Pero muchos más con ademanes contagiados

perseguían o evitaban las sombras que las nubes

o las pájaros perdidos en el aire del mediodía

arrojaban en aquel camino donde no crecían flores;

y fatigados de ajetreo vano y una débil sed,

en vez de oír las fuentes de cuyas células musgosas

brota eternamente un rocío melodioso

u oír a la brisa que viene de los bosques

hablar de sendas de hierba y claros que se alternan

con entrelazados olmos y cavernas frías

y márgenes violetas donde rumian dulces sueños,

iban detrás, como de antiguo, de su seria locura…

La Danza de la Muerte es la «seria locura» de nuestra vida competitiva: «con ademanes contagiados». El título del poema es de una amarga ironía, ya que la «Vida» que en este poema triunfa sobre todos nosotros es en realidad una muerte —en— vida aniquiladora de toda individualidad e integridad.

Y mientras miraba, me pareció que en el camino

el tropel se encrespaba, como los bosques en junio

cuando el viento del sur agita el día extinto;

y un frío resplandor, más intenso que el mediodía,

pero helado, oscureció de luz

el sol y las estrellas. Como la luna nueva,

cuando en las lindes soleadas de la noche

pone a temblar su blanca concha en el aire carmesí

y, mientras la tempestad dormida junta fuerzas,

transporta, como heraldo de su arribo,

el fantasma de su madre muerta, cuya tenue forma

se inclina hacia el oscuro éter desde la silla de su hija,

así vino un carruaje en la tormenta silenciosa

de su propio brillo arrasador, y así una Forma

iba sentada en él como quien, deformado por los años,

bajo una lúgubre capucha y una doble capa

se agacha a la sombra de una tumba, y sobre

lo que parecía la cabeza, se cernía, cual crespón,

una nube, y con pardo, débil y etéreo resplandor

amortiguaba la luz; en el rayo del carruaje

una Sombra con los rostros de Jano asumía

la conducción del prodigioso carro alado.

Las Figuras que lo arrastraban entre densos relámpagos

se perdieron: en el suave fluir del aire sólo se oía ya

la música de las alas incesantes.

Las cuatro caras del auriga

tenían los ojos vendados… De poco sirve

que un carro sea veloz si lo guía la ceguera,

ni vale entonces que los rayos eclipsen el sol

o que los vendados ojos puedan penetrar la esfera

de todo lo que es, ha sido o será hecho.

Pero, por mal que el carruaje fuera conducido,

pasó majestuosamente con solemne rapidez…

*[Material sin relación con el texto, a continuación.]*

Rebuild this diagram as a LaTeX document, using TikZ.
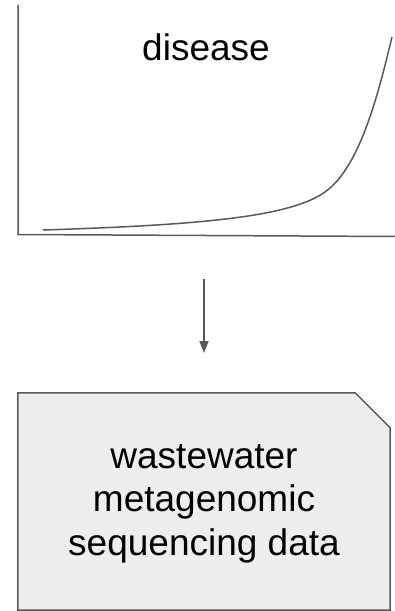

Anunciado por la imagen de la luna vieja en brazos de la luna nueva (de la balada «Sir Patrick Spence», citada por Coleridge como epígrafe a su oda «Abatimiento»), el carro de la Vida irrumpe y viene hacia nosotros. Con suma audacia Shelley parodia el Carro Divino del Libro de Ezequiel, la Revelación, Dante y Milton, mientras a la Forma llamada Vida la Conquistadora la conduce un cochero horrendo que es la parodia de los cuatro querubines o ángeles del Carro. Con sus rostros que miran hacia delante y hacia atrás como el dios romano Jano, ese cochero infernal no ve nada, y el fulgor glacial que irradia su vehículo nos ciega también a nosotros. Poco a poco el lector llega a comprender que Shelley distingue tres dominios de la luz: las estrellas (la poesía), el sol (la naturaleza) y el resplandor del carruaje (la vida). La naturaleza eclipsa a la imaginación, para nuestro perjuicio, y luego el esplendor destructivo del carro eclipsa a la naturaleza, para nuestra ruina.